*INSTRUCTIONS TO FOLLOW*. Repeat each line of the material exactly.

*AVAILABLE DATA*.
■ ■ ■ ■ ■ ■ ■

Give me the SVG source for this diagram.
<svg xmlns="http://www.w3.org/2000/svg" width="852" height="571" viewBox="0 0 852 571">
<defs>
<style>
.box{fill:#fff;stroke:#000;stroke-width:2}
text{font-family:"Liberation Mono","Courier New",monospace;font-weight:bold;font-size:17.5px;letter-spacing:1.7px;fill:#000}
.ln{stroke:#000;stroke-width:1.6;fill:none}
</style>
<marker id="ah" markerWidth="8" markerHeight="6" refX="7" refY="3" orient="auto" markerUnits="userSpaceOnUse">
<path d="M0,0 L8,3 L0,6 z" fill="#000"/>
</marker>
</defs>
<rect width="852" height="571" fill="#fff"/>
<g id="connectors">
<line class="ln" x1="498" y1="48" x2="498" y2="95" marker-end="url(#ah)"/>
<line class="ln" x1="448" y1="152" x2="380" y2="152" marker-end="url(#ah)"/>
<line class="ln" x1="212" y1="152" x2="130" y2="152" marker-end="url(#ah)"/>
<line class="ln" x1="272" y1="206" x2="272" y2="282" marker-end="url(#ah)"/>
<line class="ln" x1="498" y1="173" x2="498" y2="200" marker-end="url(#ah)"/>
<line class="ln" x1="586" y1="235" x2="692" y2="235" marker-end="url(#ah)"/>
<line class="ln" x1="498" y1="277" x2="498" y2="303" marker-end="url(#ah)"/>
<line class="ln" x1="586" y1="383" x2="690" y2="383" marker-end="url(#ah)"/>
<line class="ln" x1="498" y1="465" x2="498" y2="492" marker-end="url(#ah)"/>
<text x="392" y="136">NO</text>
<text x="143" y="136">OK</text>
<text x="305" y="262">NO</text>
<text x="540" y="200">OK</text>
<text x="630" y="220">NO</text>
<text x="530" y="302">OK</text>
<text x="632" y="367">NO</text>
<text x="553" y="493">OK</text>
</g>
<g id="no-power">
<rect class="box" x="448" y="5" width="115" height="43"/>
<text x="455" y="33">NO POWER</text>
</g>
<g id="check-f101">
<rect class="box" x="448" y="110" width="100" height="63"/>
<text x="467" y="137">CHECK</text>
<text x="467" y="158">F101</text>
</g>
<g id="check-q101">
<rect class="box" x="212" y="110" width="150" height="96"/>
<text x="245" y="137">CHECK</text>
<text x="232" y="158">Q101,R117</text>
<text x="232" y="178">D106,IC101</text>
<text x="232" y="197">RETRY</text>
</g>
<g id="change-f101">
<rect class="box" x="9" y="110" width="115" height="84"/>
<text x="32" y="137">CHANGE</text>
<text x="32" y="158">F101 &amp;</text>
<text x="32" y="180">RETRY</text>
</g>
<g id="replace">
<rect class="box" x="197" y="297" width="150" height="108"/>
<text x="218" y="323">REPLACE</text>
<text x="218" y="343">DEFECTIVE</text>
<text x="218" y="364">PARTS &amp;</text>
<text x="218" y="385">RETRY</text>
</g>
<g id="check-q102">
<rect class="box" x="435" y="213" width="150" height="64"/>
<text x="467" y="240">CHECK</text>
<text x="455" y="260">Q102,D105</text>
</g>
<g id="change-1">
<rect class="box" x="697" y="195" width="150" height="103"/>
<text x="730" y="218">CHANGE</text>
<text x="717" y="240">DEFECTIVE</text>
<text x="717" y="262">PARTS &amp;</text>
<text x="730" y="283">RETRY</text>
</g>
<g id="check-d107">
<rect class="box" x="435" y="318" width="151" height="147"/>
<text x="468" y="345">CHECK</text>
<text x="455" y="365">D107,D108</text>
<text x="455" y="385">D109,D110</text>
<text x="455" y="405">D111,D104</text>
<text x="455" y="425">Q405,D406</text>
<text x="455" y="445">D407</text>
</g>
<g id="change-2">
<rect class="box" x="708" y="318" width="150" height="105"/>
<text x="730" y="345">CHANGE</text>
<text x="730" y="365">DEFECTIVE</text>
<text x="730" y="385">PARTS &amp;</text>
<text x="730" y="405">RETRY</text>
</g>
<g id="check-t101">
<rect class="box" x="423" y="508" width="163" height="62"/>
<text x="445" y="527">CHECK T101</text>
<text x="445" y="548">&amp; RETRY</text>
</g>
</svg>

■ ■ ■ ■ ■ ■ ■

*EXERCISE RESPONSE*.
Give me the SVG source for this diagram.
<svg xmlns="http://www.w3.org/2000/svg" width="852" height="571" viewBox="0 0 852 571">
<defs>
<style>
.box{fill:#fff;stroke:#000;stroke-width:2}
text{font-family:"Liberation Mono","Courier New",monospace;font-weight:bold;font-size:17.5px;letter-spacing:1.7px;fill:#000}
.ln{stroke:#000;stroke-width:1.6;fill:none}
</style>
<marker id="ah" markerWidth="8" markerHeight="6" refX="7" refY="3" orient="auto" markerUnits="userSpaceOnUse">
<path d="M0,0 L8,3 L0,6 z" fill="#000"/>
</marker>
</defs>
<rect width="852" height="571" fill="#fff"/>
<g id="connectors">
<line class="ln" x1="498" y1="48" x2="498" y2="95" marker-end="url(#ah)"/>
<line class="ln" x1="448" y1="152" x2="380" y2="152" marker-end="url(#ah)"/>
<line class="ln" x1="212" y1="152" x2="130" y2="152" marker-end="url(#ah)"/>
<line class="ln" x1="272" y1="206" x2="272" y2="282" marker-end="url(#ah)"/>
<line class="ln" x1="498" y1="173" x2="498" y2="200" marker-end="url(#ah)"/>
<line class="ln" x1="586" y1="235" x2="692" y2="235" marker-end="url(#ah)"/>
<line class="ln" x1="498" y1="277" x2="498" y2="303" marker-end="url(#ah)"/>
<line class="ln" x1="586" y1="383" x2="690" y2="383" marker-end="url(#ah)"/>
<line class="ln" x1="498" y1="465" x2="498" y2="492" marker-end="url(#ah)"/>
<text x="392" y="136">NO</text>
<text x="143" y="136">OK</text>
<text x="305" y="262">NO</text>
<text x="540" y="200">OK</text>
<text x="630" y="220">NO</text>
<text x="530" y="302">OK</text>
<text x="632" y="367">NO</text>
<text x="553" y="493">OK</text>
</g>
<g id="no-power">
<rect class="box" x="448" y="5" width="115" height="43"/>
<text x="455" y="33">NO POWER</text>
</g>
<g id="check-f101">
<rect class="box" x="448" y="110" width="100" height="63"/>
<text x="467" y="137">CHECK</text>
<text x="467" y="158">F101</text>
</g>
<g id="check-q101">
<rect class="box" x="212" y="110" width="150" height="96"/>
<text x="245" y="137">CHECK</text>
<text x="232" y="158">Q101,R117</text>
<text x="232" y="178">D106,IC101</text>
<text x="232" y="197">RETRY</text>
</g>
<g id="change-f101">
<rect class="box" x="9" y="110" width="115" height="84"/>
<text x="32" y="137">CHANGE</text>
<text x="32" y="158">F101 &amp;</text>
<text x="32" y="180">RETRY</text>
</g>
<g id="replace">
<rect class="box" x="197" y="297" width="150" height="108"/>
<text x="218" y="323">REPLACE</text>
<text x="218" y="343">DEFECTIVE</text>
<text x="218" y="364">PARTS &amp;</text>
<text x="218" y="385">RETRY</text>
</g>
<g id="check-q102">
<rect class="box" x="435" y="213" width="150" height="64"/>
<text x="467" y="240">CHECK</text>
<text x="455" y="260">Q102,D105</text>
</g>
<g id="change-1">
<rect class="box" x="697" y="195" width="150" height="103"/>
<text x="730" y="218">CHANGE</text>
<text x="717" y="240">DEFECTIVE</text>
<text x="717" y="262">PARTS &amp;</text>
<text x="730" y="283">RETRY</text>
</g>
<g id="check-d107">
<rect class="box" x="435" y="318" width="151" height="147"/>
<text x="468" y="345">CHECK</text>
<text x="455" y="365">D107,D108</text>
<text x="455" y="385">D109,D110</text>
<text x="455" y="405">D111,D104</text>
<text x="455" y="425">Q405,D406</text>
<text x="455" y="445">D407</text>
</g>
<g id="change-2">
<rect class="box" x="708" y="318" width="150" height="105"/>
<text x="730" y="345">CHANGE</text>
<text x="730" y="365">DEFECTIVE</text>
<text x="730" y="385">PARTS &amp;</text>
<text x="730" y="405">RETRY</text>
</g>
<g id="check-t101">
<rect class="box" x="423" y="508" width="163" height="62"/>
<text x="445" y="527">CHECK T101</text>
<text x="445" y="548">&amp; RETRY</text>
</g>
</svg>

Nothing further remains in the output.